Copy the records below exactly, leaving out every picture.

[Figure scripts]

────────────────

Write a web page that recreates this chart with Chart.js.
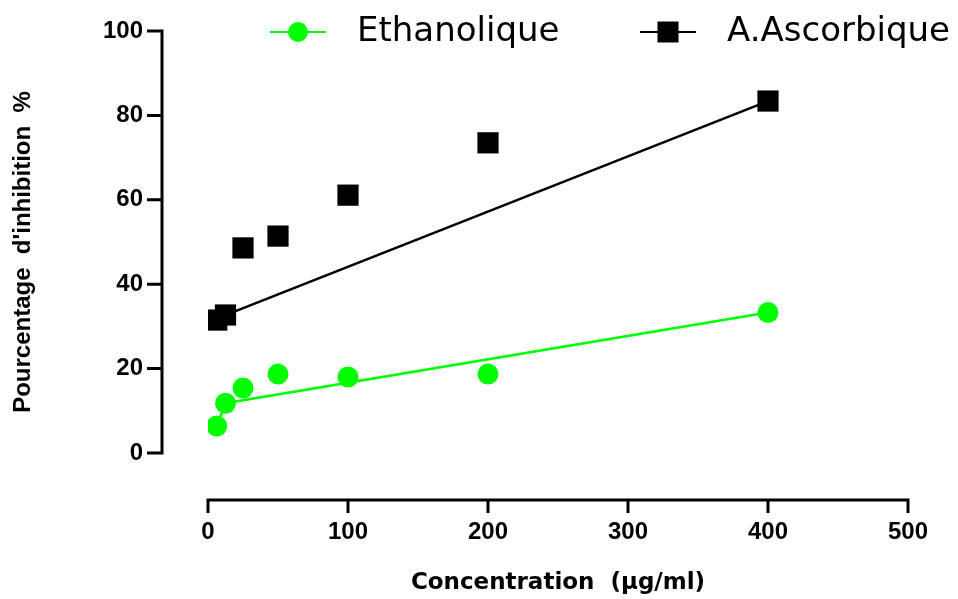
<!DOCTYPE html>
<html>
<head>
<meta charset="utf-8">
<script src="https://cdn.jsdelivr.net/npm/chart.js@4"></script>
<style>
  html, body { margin: 0; background: #fff; }
  #wrap { width: 958px; height: 599px; position: relative; }
</style>
</head>
<body>
<div id="wrap"><canvas id="chart"></canvas></div>
<script>
'use strict';

// ── Data ─────────────────────────────────────────────────────────
const concentrations = [6.25, 12.5, 25, 50, 100, 200, 400];
const ethanolique    = [6.4, 11.8, 15.4, 18.7, 18.0, 18.7, 33.3];
const ascorbique     = [31.5, 32.7, 48.6, 51.4, 61.1, 73.5, 83.4];

// trend lines as drawn in the figure
const fitX   = [6.25, 12.5, 400];
const ethFit = [6.4, 11.8, 33.3];
const ascFit = [31.5, 32.7, 83.4];

const xTickValues = [0, 100, 200, 300, 400, 500];
const yTickValues = [0, 20, 40, 60, 80, 100];

const GREEN = '#00ff00';
const BLACK = '#000000';
const WIDE  = '"DejaVu Sans", Verdana, sans-serif';
const ARIAL = '"Liberation Sans", Arial, Helvetica, sans-serif';

const toXY = (xs, ys) => xs.map((x, i) => ({ x, y: ys[i] }));

// ── Prism-style detached axes ────────────────────────────────────
const detachedAxes = {
  id: 'detachedAxes',
  afterDraw(chart) {
    const { ctx, chartArea, scales: { x, y } } = chart;
    const axisX = chartArea.left - 46;
    const axisY = chartArea.bottom + 47;
    ctx.save();
    ctx.strokeStyle = BLACK;
    ctx.lineWidth = 3;
    ctx.lineCap = 'butt';

    // y axis
    ctx.beginPath();
    ctx.moveTo(axisX, y.getPixelForValue(0) + 1.5);
    ctx.lineTo(axisX, y.getPixelForValue(100) - 1.5);
    yTickValues.forEach(v => {
      const py = y.getPixelForValue(v);
      ctx.moveTo(axisX - 15, py);
      ctx.lineTo(axisX, py);
    });
    ctx.stroke();

    // x axis
    ctx.beginPath();
    ctx.moveTo(x.getPixelForValue(0) - 1.5, axisY);
    ctx.lineTo(x.getPixelForValue(500) + 1.5, axisY);
    xTickValues.forEach(v => {
      const px = x.getPixelForValue(v);
      ctx.moveTo(px, axisY - 1.5);
      ctx.lineTo(px, axisY + 13);
    });
    ctx.stroke();
    ctx.restore();
  },
};

// ── Legend with line-through markers ─────────────────────────────
const lineLegend = {
  id: 'lineLegend',
  afterDraw(chart) {
    const { ctx } = chart;
    const items = [
      { label: 'Ethanolique',  color: GREEN, shape: 'circle', x0: 270, text: 357 },
      { label: 'A.Ascorbique', color: BLACK, shape: 'rect',   x0: 640, text: 727 },
    ];
    const cy = 32;
    ctx.save();
    items.forEach(it => {
      ctx.strokeStyle = it.color;
      ctx.fillStyle = it.color;
      ctx.lineWidth = 2;
      ctx.beginPath();
      ctx.moveTo(it.x0, cy);
      ctx.lineTo(it.x0 + 56, cy);
      ctx.stroke();
      const mx = it.x0 + 28;
      if (it.shape === 'circle') {
        ctx.beginPath();
        ctx.arc(mx, cy, 10, 0, Math.PI * 2);
        ctx.fill();
      } else {
        ctx.fillRect(mx - 10.5, cy - 10.5, 21, 21);
      }
      ctx.fillStyle = BLACK;
      ctx.font = '34px ' + WIDE;
      ctx.textBaseline = 'alphabetic';
      ctx.fillText(it.label, it.text, 41);
    });
    ctx.restore();
  },
};

new Chart(document.getElementById('chart'), {
  type: 'scatter',
  data: {
    datasets: [
      {
        label: 'Ethanolique',
        data: toXY(concentrations, ethanolique),
        backgroundColor: GREEN,
        borderColor: GREEN,
        pointStyle: 'circle',
        pointRadius: 10.5,
        borderWidth: 0,
        order: 1,
      },
      {
        label: 'A.Ascorbique',
        data: toXY(concentrations, ascorbique),
        backgroundColor: BLACK,
        borderColor: BLACK,
        pointStyle: 'rect',
        pointRadius: 15,
        borderWidth: 0,
        order: 0,
      },
      {
        label: 'fit Ethanolique',
        type: 'line',
        data: toXY(fitX, ethFit),
        borderColor: GREEN,
        borderWidth: 2.5,
        pointRadius: 0,
        showLine: true,
        fill: false,
        order: 3,
      },
      {
        label: 'fit A.Ascorbique',
        type: 'line',
        data: toXY(fitX, ascFit),
        borderColor: BLACK,
        borderWidth: 2.5,
        pointRadius: 0,
        showLine: true,
        fill: false,
        order: 2,
      },
    ],
  },
  options: {
    responsive: true,
    maintainAspectRatio: false,
    animation: false,
    layout: { padding: { left: 6, top: 31, right: 50, bottom: 0 } },
    plugins: {
      legend: { display: false },
      tooltip: { enabled: false },
    },
    scales: {
      x: {
        type: 'linear',
        min: 0,
        max: 500,
        afterFit: s => { s.height = 146; },
        // invisible tick length pushes labels below the detached axis
        grid: { display: false, drawTicks: true, tickLength: 62 },
        border: { display: false },
        ticks: {
          stepSize: 100,
          padding: 3,
          color: BLACK,
          font: { family: ARIAL, size: 24, weight: 'bold' },
        },
        title: {
          display: true,
          text: 'Concentration  (µg/ml)',
          color: BLACK,
          font: { family: WIDE, size: 23, weight: 'bold' },
          padding: { top: 0, bottom: 2 },
        },
      },
      y: {
        type: 'linear',
        min: 0,
        max: 100,
        afterFit: s => { s.width = 202; },
        grid: { display: false, drawTicks: true, tickLength: 62 },
        border: { display: false },
        ticks: {
          stepSize: 20,
          padding: 3,
          color: BLACK,
          font: { family: ARIAL, size: 24, weight: 'bold' },
        },
        title: {
          display: true,
          text: "Pourcentage  d'inhibition  %   ",
          color: BLACK,
          font: { family: ARIAL, size: 24, weight: 'bold' },
          padding: { top: 3, bottom: 0 },
        },
      },
    },
  },
  plugins: [detachedAxes, lineLegend],
});
</script>
</body>
</html>
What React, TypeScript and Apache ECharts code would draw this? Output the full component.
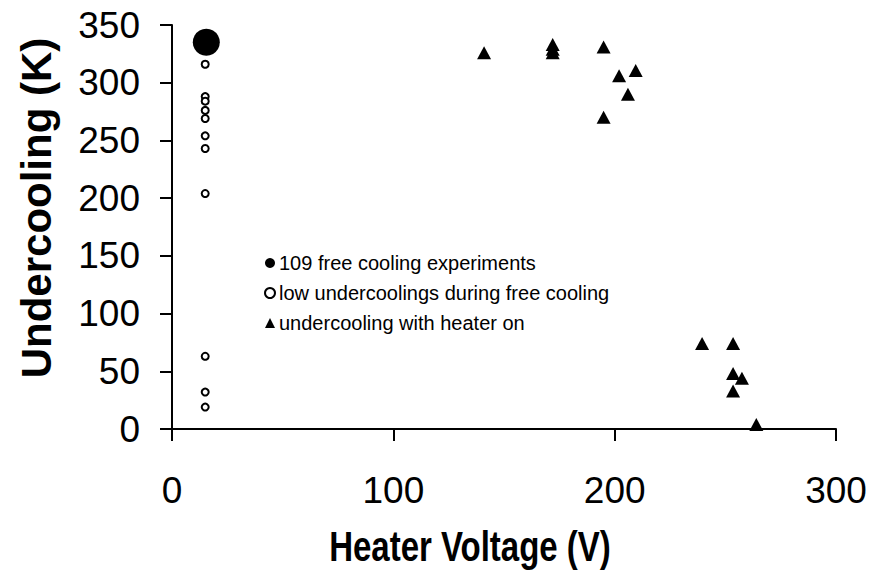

────────────────

■ **Task output**
Write a web page that recreates this chart with Chart.js.
<!DOCTYPE html>
<html>
<head>
<meta charset="utf-8">
<script src="https://cdn.jsdelivr.net/npm/chart.js@4"></script>
<style>
  html, body { margin: 0; background: #fff; }
  #wrap { width: 958px; height: 599px; position: relative; }
</style>
</head>
<body>
<div id="wrap"><canvas id="chart"></canvas></div>
<script>
'use strict';

// ── Data ─────────────────────────────────────────────────────────
const concentrations = [6.25, 12.5, 25, 50, 100, 200, 400];
const ethanolique    = [6.4, 11.8, 15.4, 18.7, 18.0, 18.7, 33.3];
const ascorbique     = [31.5, 32.7, 48.6, 51.4, 61.1, 73.5, 83.4];

// trend lines as drawn in the figure
const fitX   = [6.25, 12.5, 400];
const ethFit = [6.4, 11.8, 33.3];
const ascFit = [31.5, 32.7, 83.4];

const xTickValues = [0, 100, 200, 300, 400, 500];
const yTickValues = [0, 20, 40, 60, 80, 100];

const GREEN = '#00ff00';
const BLACK = '#000000';
const WIDE  = '"DejaVu Sans", Verdana, sans-serif';
const ARIAL = '"Liberation Sans", Arial, Helvetica, sans-serif';

const toXY = (xs, ys) => xs.map((x, i) => ({ x, y: ys[i] }));

// ── Prism-style detached axes ────────────────────────────────────
const detachedAxes = {
  id: 'detachedAxes',
  afterDraw(chart) {
    const { ctx, chartArea, scales: { x, y } } = chart;
    const axisX = chartArea.left - 46;
    const axisY = chartArea.bottom + 47;
    ctx.save();
    ctx.strokeStyle = BLACK;
    ctx.lineWidth = 3;
    ctx.lineCap = 'butt';

    // y axis
    ctx.beginPath();
    ctx.moveTo(axisX, y.getPixelForValue(0) + 1.5);
    ctx.lineTo(axisX, y.getPixelForValue(100) - 1.5);
    yTickValues.forEach(v => {
      const py = y.getPixelForValue(v);
      ctx.moveTo(axisX - 15, py);
      ctx.lineTo(axisX, py);
    });
    ctx.stroke();

    // x axis
    ctx.beginPath();
    ctx.moveTo(x.getPixelForValue(0) - 1.5, axisY);
    ctx.lineTo(x.getPixelForValue(500) + 1.5, axisY);
    xTickValues.forEach(v => {
      const px = x.getPixelForValue(v);
      ctx.moveTo(px, axisY - 1.5);
      ctx.lineTo(px, axisY + 13);
    });
    ctx.stroke();
    ctx.restore();
  },
};

// ── Legend with line-through markers ─────────────────────────────
const lineLegend = {
  id: 'lineLegend',
  afterDraw(chart) {
    const { ctx } = chart;
    const items = [
      { label: 'Ethanolique',  color: GREEN, shape: 'circle', x0: 270, text: 357 },
      { label: 'A.Ascorbique', color: BLACK, shape: 'rect',   x0: 640, text: 727 },
    ];
    const cy = 32;
    ctx.save();
    items.forEach(it => {
      ctx.strokeStyle = it.color;
      ctx.fillStyle = it.color;
      ctx.lineWidth = 2;
      ctx.beginPath();
      ctx.moveTo(it.x0, cy);
      ctx.lineTo(it.x0 + 56, cy);
      ctx.stroke();
      const mx = it.x0 + 28;
      if (it.shape === 'circle') {
        ctx.beginPath();
        ctx.arc(mx, cy, 10, 0, Math.PI * 2);
        ctx.fill();
      } else {
        ctx.fillRect(mx - 10.5, cy - 10.5, 21, 21);
      }
      ctx.fillStyle = BLACK;
      ctx.font = '34px ' + WIDE;
      ctx.textBaseline = 'alphabetic';
      ctx.fillText(it.label, it.text, 41);
    });
    ctx.restore();
  },
};

new Chart(document.getElementById('chart'), {
  type: 'scatter',
  data: {
    datasets: [
      {
        label: 'Ethanolique',
        data: toXY(concentrations, ethanolique),
        backgroundColor: GREEN,
        borderColor: GREEN,
        pointStyle: 'circle',
        pointRadius: 10.5,
        borderWidth: 0,
        order: 1,
      },
      {
        label: 'A.Ascorbique',
        data: toXY(concentrations, ascorbique),
        backgroundColor: BLACK,
        borderColor: BLACK,
        pointStyle: 'rect',
        pointRadius: 15,
        borderWidth: 0,
        order: 0,
      },
      {
        label: 'fit Ethanolique',
        type: 'line',
        data: toXY(fitX, ethFit),
        borderColor: GREEN,
        borderWidth: 2.5,
        pointRadius: 0,
        showLine: true,
        fill: false,
        order: 3,
      },
      {
        label: 'fit A.Ascorbique',
        type: 'line',
        data: toXY(fitX, ascFit),
        borderColor: BLACK,
        borderWidth: 2.5,
        pointRadius: 0,
        showLine: true,
        fill: false,
        order: 2,
      },
    ],
  },
  options: {
    responsive: true,
    maintainAspectRatio: false,
    animation: false,
    layout: { padding: { left: 6, top: 31, right: 50, bottom: 0 } },
    plugins: {
      legend: { display: false },
      tooltip: { enabled: false },
    },
    scales: {
      x: {
        type: 'linear',
        min: 0,
        max: 500,
        afterFit: s => { s.height = 146; },
        // invisible tick length pushes labels below the detached axis
        grid: { display: false, drawTicks: true, tickLength: 62 },
        border: { display: false },
        ticks: {
          stepSize: 100,
          padding: 3,
          color: BLACK,
          font: { family: ARIAL, size: 24, weight: 'bold' },
        },
        title: {
          display: true,
          text: 'Concentration  (µg/ml)',
          color: BLACK,
          font: { family: WIDE, size: 23, weight: 'bold' },
          padding: { top: 0, bottom: 2 },
        },
      },
      y: {
        type: 'linear',
        min: 0,
        max: 100,
        afterFit: s => { s.width = 202; },
        grid: { display: false, drawTicks: true, tickLength: 62 },
        border: { display: false },
        ticks: {
          stepSize: 20,
          padding: 3,
          color: BLACK,
          font: { family: ARIAL, size: 24, weight: 'bold' },
        },
        title: {
          display: true,
          text: "Pourcentage  d'inhibition  %   ",
          color: BLACK,
          font: { family: ARIAL, size: 24, weight: 'bold' },
          padding: { top: 3, bottom: 0 },
        },
      },
    },
  },
  plugins: [detachedAxes, lineLegend],
});
</script>
</body>
</html>
What React, TypeScript and Apache ECharts code would draw this? Output the full component.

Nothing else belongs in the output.